I remember someone saying that their mom taught them that when you clean the floor, you make sure you get the corners more than anything else. The theory is if you take care of the part that people probably won't notice, then the rest of it will definitely be clean.

I can't begin to list all the little things that are broken with being raised in an orphanage. And right now, it seems like no one is noticing. The corners are filthy and no one cares, so to speak.

You can say something. Help us let them know that things need to change.
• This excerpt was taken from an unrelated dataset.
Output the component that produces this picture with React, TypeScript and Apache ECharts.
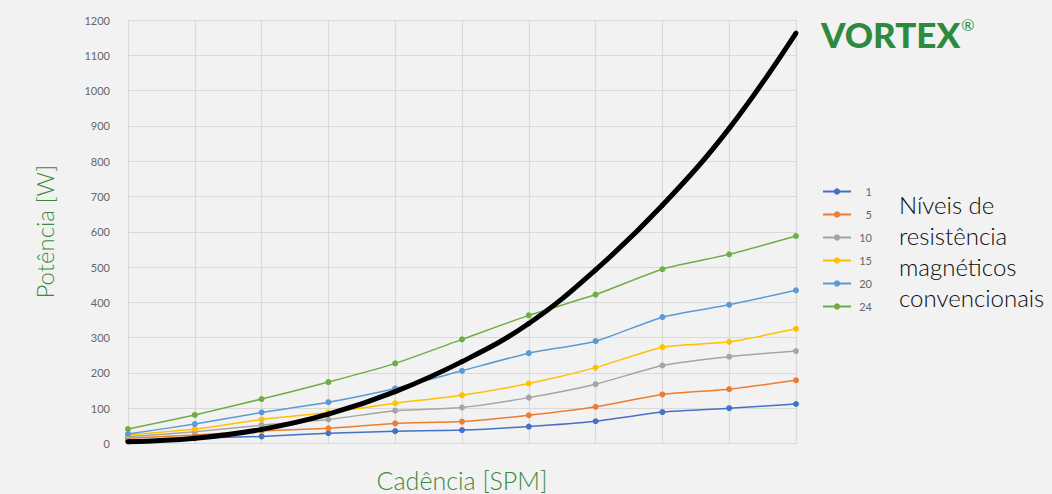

These kids deserve better.

3 comments:

My25Cents said...

You're killing me Lori. This was more than I could take today. I just finished making my calls. I don't have the guts to go through this process like you two. We're still praying -- there are still miracles to be had. Love you.

Lisa said...

I'm feeling for you Lori and your little Nate! I know ALL too well what your going through! Although I believe for the most part our orphanage does the best they can for the kids, it's an orphanage in a third world country however; and the care they get there is not what any parent would want for their child! As this process continues to CREEP along, our kids continue to go without their families! Why holding kids in orphanages for so long is acceptable to anyone is something I can't figure out! It's an injustice, and I wish everyone in our country could go to Haiti and witness it first hand. Of course the children living in the O have it WAY better than those that aren't. Anyway you look at it, Haiti deserves more, and the U.S. needs to step up now to right a wrong! UNICEF should be ashamed of themselves for saying that they hold children's best interests at heart, if they did they would be helping rather than hindering the process. Providing IBESR officials with SUV's doesn't get kids home, but assisting in streamlining paperwork could!

geralyn said...

How I wish I had the elusive magic wand and could magically and miraculously get these kids home with a quick swoosh. The saddness of the kids lingering in O's is heartbreaking and infuriating. I know how hard it is to leave your kids behind in Haiti and ache for them every moment of the day. Just knowing that you can't be with them to protect them and be with them when they are ill is gut-wrenching. I remain optimistic that someday soon, a miracle will happen regarding Haitian adoptions. It will take an entire village and maybe several countries to bring about the needed changes, but it can be done, and those children are worth it. Remain strong and know that although the contact is not often, you and your kids remain in my thoughts daily. Just think of us as your extended Haitian-Amercian family in North Dakota.